— begin —

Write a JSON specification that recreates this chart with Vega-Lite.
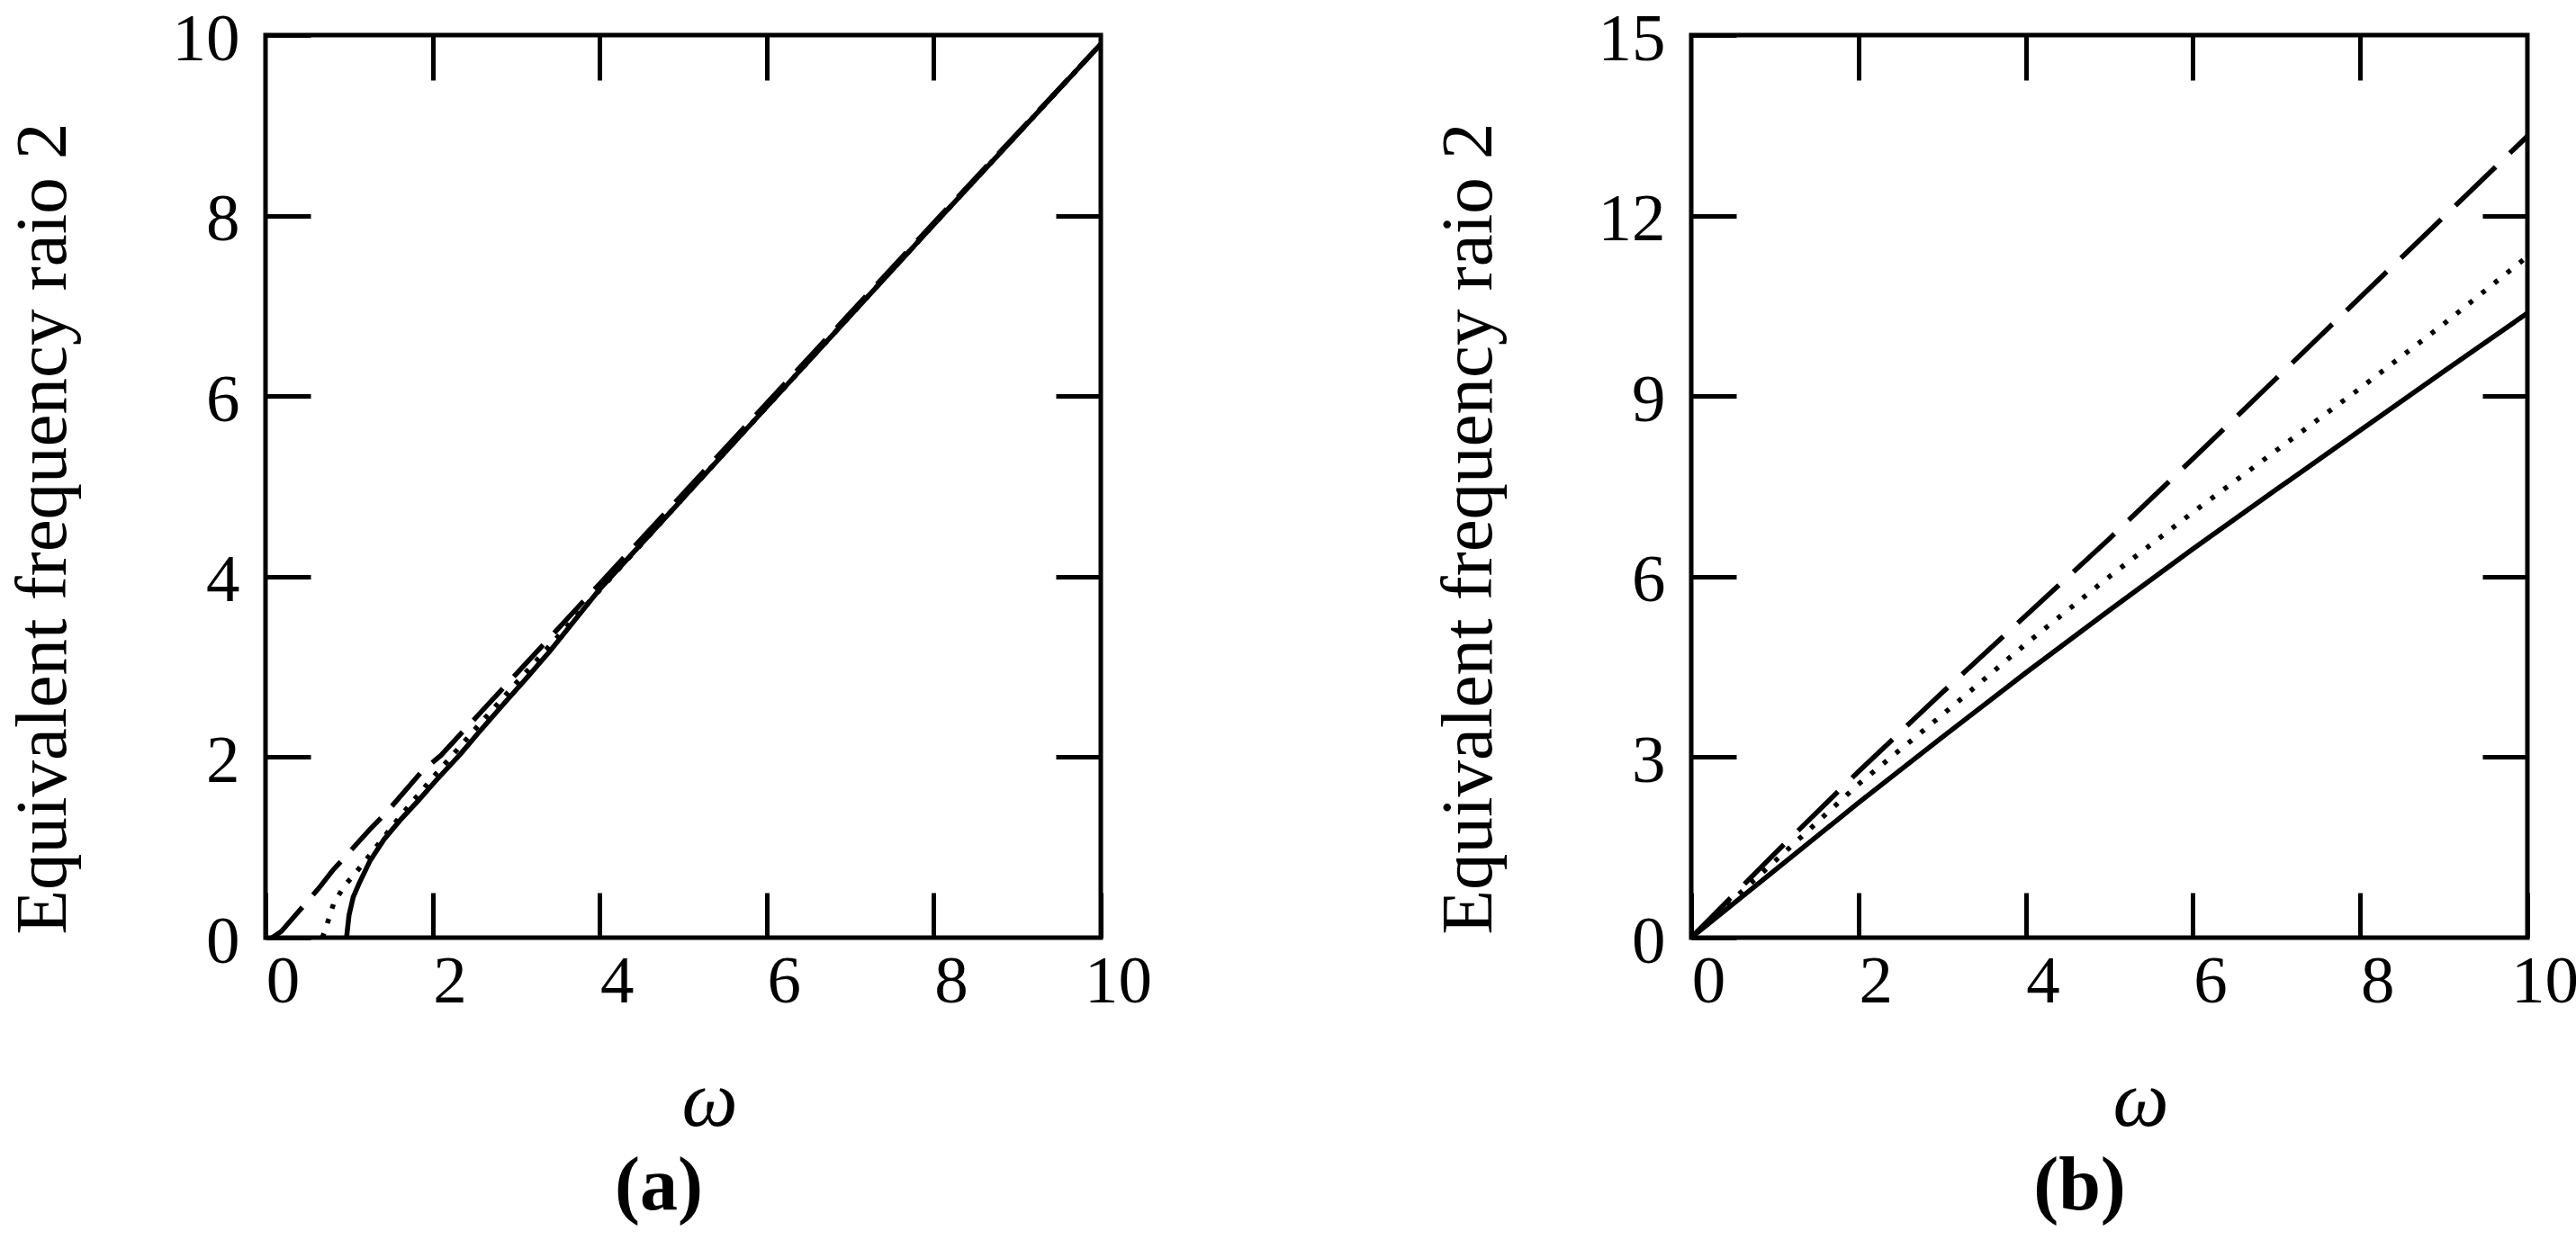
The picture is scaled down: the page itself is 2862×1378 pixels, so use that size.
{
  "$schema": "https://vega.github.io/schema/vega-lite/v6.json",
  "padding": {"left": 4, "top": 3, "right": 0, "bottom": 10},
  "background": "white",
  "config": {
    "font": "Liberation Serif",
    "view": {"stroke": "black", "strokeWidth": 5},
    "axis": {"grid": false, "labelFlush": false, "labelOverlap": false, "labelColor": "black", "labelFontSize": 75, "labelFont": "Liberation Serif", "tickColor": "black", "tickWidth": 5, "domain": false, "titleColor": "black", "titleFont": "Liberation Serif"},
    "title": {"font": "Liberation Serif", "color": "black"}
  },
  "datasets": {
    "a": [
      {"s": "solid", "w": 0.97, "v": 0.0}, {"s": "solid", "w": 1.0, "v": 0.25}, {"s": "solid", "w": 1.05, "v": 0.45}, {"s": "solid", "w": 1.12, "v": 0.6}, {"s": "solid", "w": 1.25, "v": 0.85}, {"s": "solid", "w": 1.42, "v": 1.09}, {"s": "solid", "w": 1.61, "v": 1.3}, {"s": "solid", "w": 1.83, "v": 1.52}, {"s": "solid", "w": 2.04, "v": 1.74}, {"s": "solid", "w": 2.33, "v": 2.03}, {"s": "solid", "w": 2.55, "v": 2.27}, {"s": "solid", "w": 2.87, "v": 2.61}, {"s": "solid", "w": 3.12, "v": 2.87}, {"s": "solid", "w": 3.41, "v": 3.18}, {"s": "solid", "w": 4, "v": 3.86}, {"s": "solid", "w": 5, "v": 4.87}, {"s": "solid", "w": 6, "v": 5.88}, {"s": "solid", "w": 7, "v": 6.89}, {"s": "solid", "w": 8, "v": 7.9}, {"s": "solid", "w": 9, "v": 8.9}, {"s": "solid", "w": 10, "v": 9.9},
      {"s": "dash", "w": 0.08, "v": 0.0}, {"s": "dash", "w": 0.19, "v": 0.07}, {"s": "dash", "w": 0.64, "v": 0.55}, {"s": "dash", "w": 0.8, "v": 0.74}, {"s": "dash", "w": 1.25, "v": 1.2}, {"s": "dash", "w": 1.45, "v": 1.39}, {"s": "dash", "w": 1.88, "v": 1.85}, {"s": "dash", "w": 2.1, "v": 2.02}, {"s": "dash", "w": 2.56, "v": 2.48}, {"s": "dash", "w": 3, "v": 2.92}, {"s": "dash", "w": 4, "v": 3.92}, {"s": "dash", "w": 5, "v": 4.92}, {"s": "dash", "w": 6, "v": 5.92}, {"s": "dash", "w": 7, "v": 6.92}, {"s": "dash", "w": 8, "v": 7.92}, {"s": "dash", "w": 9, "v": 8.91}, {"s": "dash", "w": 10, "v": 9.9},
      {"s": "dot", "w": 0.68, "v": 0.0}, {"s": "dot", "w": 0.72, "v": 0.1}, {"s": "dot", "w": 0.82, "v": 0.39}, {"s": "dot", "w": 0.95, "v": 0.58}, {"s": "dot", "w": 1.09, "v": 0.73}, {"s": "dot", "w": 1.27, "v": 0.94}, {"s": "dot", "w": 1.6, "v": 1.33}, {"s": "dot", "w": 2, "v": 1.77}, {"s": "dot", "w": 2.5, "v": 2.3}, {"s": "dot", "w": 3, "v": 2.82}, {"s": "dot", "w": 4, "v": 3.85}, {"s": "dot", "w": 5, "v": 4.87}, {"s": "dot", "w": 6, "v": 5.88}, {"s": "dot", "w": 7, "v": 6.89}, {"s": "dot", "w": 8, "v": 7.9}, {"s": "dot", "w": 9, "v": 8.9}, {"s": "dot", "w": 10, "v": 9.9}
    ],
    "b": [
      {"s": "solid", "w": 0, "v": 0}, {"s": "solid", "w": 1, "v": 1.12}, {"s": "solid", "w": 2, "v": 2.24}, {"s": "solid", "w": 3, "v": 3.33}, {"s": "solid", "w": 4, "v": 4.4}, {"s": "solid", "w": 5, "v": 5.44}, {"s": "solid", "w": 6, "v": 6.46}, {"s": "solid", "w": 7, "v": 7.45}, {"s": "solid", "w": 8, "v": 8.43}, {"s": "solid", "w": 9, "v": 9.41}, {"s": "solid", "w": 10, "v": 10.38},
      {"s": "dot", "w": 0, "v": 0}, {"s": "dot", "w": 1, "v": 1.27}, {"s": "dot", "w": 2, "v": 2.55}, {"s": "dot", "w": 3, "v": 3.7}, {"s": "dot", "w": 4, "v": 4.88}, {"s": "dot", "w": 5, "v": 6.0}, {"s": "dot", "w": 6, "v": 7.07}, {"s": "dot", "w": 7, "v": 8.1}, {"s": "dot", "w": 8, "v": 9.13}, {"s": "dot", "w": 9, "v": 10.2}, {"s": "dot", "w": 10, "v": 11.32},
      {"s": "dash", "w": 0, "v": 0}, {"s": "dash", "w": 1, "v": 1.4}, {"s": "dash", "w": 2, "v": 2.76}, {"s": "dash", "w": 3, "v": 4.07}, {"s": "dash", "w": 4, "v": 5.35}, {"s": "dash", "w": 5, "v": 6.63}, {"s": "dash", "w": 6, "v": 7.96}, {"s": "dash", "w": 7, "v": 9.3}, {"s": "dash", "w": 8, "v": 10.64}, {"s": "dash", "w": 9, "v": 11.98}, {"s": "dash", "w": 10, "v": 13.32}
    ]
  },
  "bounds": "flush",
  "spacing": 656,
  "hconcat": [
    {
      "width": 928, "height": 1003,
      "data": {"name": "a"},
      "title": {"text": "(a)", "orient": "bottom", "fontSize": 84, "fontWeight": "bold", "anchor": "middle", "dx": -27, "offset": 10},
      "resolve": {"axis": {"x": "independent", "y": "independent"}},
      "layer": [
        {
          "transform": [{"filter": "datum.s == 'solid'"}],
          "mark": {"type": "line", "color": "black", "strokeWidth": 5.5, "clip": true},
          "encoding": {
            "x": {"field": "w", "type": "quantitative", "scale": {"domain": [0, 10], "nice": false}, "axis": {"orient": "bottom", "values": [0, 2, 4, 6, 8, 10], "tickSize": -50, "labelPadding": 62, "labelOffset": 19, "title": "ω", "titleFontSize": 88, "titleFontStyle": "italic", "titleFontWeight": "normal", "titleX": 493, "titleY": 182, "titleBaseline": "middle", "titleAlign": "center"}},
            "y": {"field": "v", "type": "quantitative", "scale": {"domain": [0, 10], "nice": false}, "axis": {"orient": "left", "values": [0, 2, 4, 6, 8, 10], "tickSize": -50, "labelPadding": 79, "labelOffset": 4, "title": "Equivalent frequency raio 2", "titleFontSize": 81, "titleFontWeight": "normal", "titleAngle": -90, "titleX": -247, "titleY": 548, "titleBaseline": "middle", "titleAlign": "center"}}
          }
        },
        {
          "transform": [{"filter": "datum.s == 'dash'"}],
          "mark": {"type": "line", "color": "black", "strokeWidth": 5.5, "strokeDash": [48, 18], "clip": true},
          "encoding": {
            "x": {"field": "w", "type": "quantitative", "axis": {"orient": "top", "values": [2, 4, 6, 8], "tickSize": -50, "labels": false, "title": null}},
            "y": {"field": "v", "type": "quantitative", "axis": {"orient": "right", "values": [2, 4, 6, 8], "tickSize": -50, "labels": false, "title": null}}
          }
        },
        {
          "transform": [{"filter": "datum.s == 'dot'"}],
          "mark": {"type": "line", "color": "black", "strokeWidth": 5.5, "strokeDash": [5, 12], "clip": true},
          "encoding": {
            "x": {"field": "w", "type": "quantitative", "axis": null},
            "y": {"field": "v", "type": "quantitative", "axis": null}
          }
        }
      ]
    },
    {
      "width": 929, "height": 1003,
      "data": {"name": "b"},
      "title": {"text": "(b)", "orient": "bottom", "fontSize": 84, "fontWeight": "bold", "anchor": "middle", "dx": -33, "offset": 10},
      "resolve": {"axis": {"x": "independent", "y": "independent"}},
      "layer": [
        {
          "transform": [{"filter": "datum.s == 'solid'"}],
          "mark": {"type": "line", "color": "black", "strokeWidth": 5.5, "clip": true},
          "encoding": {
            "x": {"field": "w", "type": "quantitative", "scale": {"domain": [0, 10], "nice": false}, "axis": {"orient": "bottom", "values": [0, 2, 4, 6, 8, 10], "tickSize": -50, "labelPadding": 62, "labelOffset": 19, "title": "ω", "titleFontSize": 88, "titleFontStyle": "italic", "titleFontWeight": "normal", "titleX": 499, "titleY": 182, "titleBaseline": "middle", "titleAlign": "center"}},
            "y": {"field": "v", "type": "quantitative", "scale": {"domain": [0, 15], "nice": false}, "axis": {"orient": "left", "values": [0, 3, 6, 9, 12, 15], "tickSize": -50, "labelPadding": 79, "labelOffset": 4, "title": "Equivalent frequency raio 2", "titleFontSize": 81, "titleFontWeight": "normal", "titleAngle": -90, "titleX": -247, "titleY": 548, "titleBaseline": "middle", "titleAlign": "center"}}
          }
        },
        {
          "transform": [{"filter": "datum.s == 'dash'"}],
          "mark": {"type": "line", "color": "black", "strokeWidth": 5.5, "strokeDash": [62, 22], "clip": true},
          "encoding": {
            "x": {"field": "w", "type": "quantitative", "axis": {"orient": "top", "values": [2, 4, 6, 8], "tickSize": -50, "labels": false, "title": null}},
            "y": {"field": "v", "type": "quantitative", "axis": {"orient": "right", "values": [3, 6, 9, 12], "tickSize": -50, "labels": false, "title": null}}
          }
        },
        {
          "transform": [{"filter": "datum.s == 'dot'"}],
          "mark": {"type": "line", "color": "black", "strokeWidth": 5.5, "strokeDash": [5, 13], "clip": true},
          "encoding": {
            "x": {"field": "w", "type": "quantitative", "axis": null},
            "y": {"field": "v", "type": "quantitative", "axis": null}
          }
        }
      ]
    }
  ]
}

— end —

__Objective__
Pick out each line containing the string "that" and copy it.

__Completed task__
Write a JSON specification that recreates this chart with Vega-Lite.
The picture is scaled down: the page itself is 2862×1378 pixels, so use that size.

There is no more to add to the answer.